In my experience, Chinese people tend to understand this dichotomy better than those from the developed world. There are numerous reasons for this, the most important being the fact that poverty inspires thrift, and China remains a poor and thrifty country. It’s the rare Chinese neighborhood that lacks a team of scrap collectors, most of whom work on margins that are much, much tighter than those faced by their larger counterparts in developed countries. More so than their counterparts in the developed world, China’s recyclers seem to recognize the value in what others throw away. And this factor, as much as its lower-cost labor and manufacturing markets, has accounted for the success of China’s recycling industries over the last two decades. It’s something that the developed world might learn from as it searches for alternatives to the global recycling markets for its Bose speaker cartons.

11 thoughts on “Recycling Isn’t So Green, After All

  1. Leaving aside the totally gratuitous reference to Walden Pond, this is damn good stuff.

  2. Adam

    Good to see you putting the Irish greens on the spot!

    See you in Shanghai!

    Seamus

  3. I understood that in the early years of ‘recycling’ they would just collect the sorted recyclables and toss it all in a landfill. It took a while to develop the downstream business of sorting, grading and actually recycling the recyclables. Some of this was above board, but of course there is also a long history of the mob cutting corners in the waste disposal business. It seems that the recent situation in which there has been a market for these materials has been an aberration…

    I don’t know whether to feel bad or relieved that those dumpster diving recyclers in China may be out of work. They’re hardcore.

  4. I think its little like organic food consumers in big cities who never visit a farm. They don’t know where their food comes from or how difficult it is to grow. They don’t know where their recycling goes and how difficult it is to handle.

  5. I’ve read the blog for a while and it’s very interesting to see you write this.

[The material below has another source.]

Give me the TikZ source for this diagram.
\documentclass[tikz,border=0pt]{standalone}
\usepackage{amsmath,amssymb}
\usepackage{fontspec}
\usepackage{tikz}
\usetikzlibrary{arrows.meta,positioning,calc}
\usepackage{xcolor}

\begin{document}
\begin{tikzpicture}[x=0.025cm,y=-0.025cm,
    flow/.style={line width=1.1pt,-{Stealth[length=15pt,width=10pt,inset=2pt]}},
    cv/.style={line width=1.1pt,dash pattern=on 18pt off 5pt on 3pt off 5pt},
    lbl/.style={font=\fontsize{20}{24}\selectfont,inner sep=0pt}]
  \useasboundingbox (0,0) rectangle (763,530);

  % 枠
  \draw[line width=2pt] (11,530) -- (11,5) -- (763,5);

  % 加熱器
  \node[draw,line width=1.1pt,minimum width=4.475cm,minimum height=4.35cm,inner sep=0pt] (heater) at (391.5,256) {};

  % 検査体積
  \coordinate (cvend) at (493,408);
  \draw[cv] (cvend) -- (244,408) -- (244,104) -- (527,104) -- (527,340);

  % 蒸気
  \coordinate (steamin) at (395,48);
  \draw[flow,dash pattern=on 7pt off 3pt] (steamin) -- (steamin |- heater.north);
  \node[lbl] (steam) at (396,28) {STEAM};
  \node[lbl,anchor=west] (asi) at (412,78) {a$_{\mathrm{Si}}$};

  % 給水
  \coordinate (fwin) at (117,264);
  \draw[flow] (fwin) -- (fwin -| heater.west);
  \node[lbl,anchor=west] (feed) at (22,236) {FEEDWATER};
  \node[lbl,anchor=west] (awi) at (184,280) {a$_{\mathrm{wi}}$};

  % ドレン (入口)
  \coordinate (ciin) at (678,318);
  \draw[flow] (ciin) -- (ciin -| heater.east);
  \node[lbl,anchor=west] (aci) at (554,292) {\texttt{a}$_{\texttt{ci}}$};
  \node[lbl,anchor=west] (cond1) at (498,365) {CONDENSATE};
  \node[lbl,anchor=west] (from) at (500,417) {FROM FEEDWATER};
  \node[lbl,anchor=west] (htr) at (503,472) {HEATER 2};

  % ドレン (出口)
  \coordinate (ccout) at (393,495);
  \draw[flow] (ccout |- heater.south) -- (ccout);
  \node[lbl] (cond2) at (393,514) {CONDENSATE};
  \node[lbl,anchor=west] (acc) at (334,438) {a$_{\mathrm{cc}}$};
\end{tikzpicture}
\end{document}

    I’m sure you’re familiar with the term ‘greenwashing’. If we look beyond the world of corporate and political greenwash there is a world of environmentalists who understand exactly what you wrote about the true nature of the industry.

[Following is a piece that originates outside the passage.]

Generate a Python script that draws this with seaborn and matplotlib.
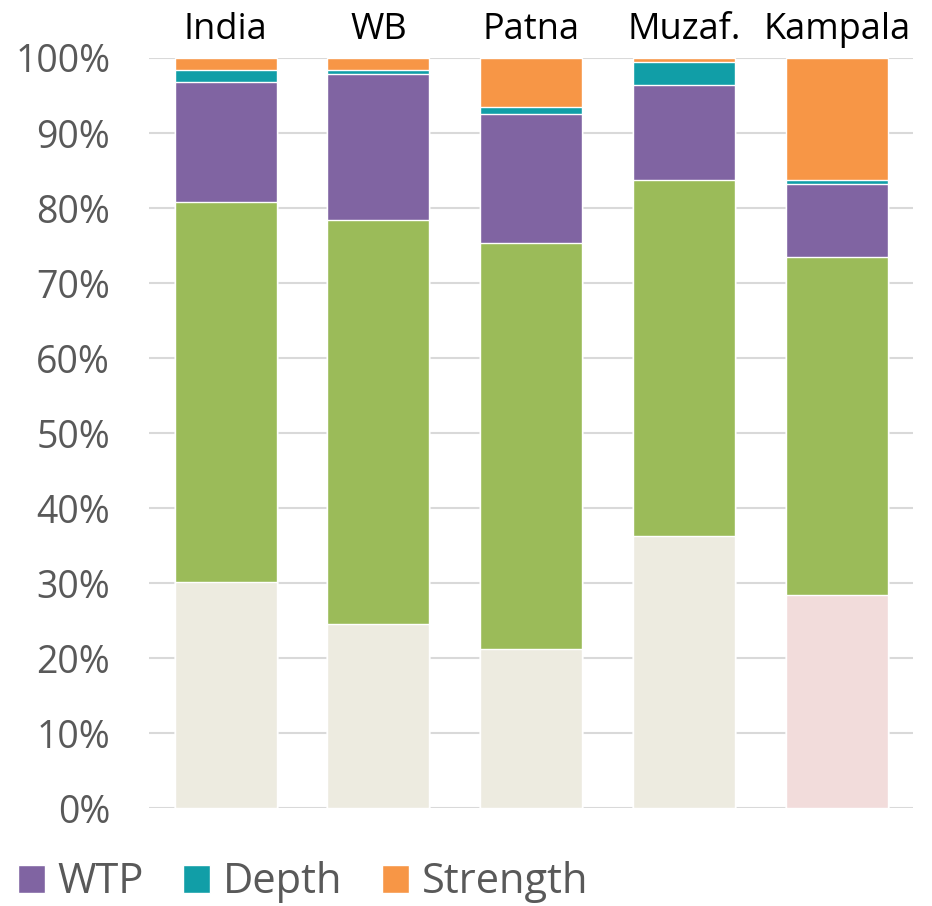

    The real problem is ‘development’ and extreme capitalism. What actually needs to be done to protect the environment is a total change of lifestyle. Bye bye petrol cars and jet flight, bye bye consumerism etc.

    You can make that observation about the Greens and about recycling … so what’s your conclusion. What do you think should actually be done?

  6. Andy – I really appreciate this comment.

    However, I think you’re misunderstanding my meaning a bit, especially as expressed in the latter half of the post. It seems to me that we’re closer on this issue than you might have taken away on a first reading.

    My overall point is that there’s nothing inherently green about recycling. Recycling, as a commodity, is nothing more than a valuable, reusable resource that somebody, or something, cannot find a use for (or chooses not to). So they throw it out or sell it. If you’re a factory, trying to control costs and excess consumption, growth in your recycling is considered a negative. It means that you’re wasting more and more. And yet, over the last decade, municipal recycling programs in the US and the EU have been celebrating the growing volume of recyclables flowing into their recycling programs as a “green good.” But, of course, it’s not: it just means that people are throwing away perfectly usable stuff that they either don’t have the imagination to re-use on their own, or don’t want to.

    In China and other developing countries, there’s actually very little recycling because old products are re-used and re-habbed and re-used. The re-use industry trumps recycling. Now, I can’t imagine Ireland, the EU, or the US suddenly shifting to re-used economies. But, on the other hand, there are industry groups (like the Institute of Scrap Recycling Industries in the US) that have been pushing for manufacturers to “design for recycling” for years. That is, they’ve been encouraging manufacturers to design for re-use.

    I think that this is the approach that the green movement needs to take. Instead of encouraging people to throw things away in the correct bins, it’s time for a push to encourage the development of products and processes that are re-usable and easily re-habbed. To a large extent, that’ll solve some of the consumption issues that you discussed, while spurring innovation.

    And it’s already happening. Several US packaging firms are developing easily re-usable packaging; car companies have developed reusable parts (think of a secondary market alternator, for example), and – in China, at least – the monitor remanufacturing industry is a growing sector. It’s all do-able, and it’s all an alternative to the still energy intensive process of recycling in its current form.

  7. What Adam seems to be saying about the Greens and recycling seems to be generalizable as: “Everyone should learn a little microeconomics (also known as business sense).” You’d be amazed at how powerful a tool the market (with all its faults) can be for promoting social values. Who would’ve thought pollution would be tradeable? And that giving people the “right” to pollute would, within ten years, basically get rid of acid rain?

    There’s also an interesting analogy to Japan (which is much richer than China, but also resource-poor). Japan had door-to-door scrap collectors well into the 1980s. It was the growth of municipal recycling programs in the US that ultimately destroyed this cottage industry in Japan.

    Japanese paper mills that had been practicing “extreme recycling,” with newspaper fibers recycled half a dozen times, until the pulp literally broke down. American bundled newspapers were practically virgin wood in comparison. You can see what a wasteful people we are in comparison.

  8. A very good piece,
    their is and hass been a lot of GREENBS for years and while it was all rolling along nobody asked where or how REAL recycling happens, I visited many factories in China and say the whold story, it is not that we cant DIY but the bottom line is costs of labour, in EU and US etc V China and also dare I say waste water emmission standards, workplace machinery safety standards, etc it is about three things COST < COST< COST, to turn mixed waste into recycled materials and not to talk about transport cost is about the same to China as to MAinland EU from ireland so even if we did recycle we would still have to export to sell our products.

  9. “That might sound rather cold-blooded and cynical”

    Nothing cold of cynical about it. Thanks for telling it like it is.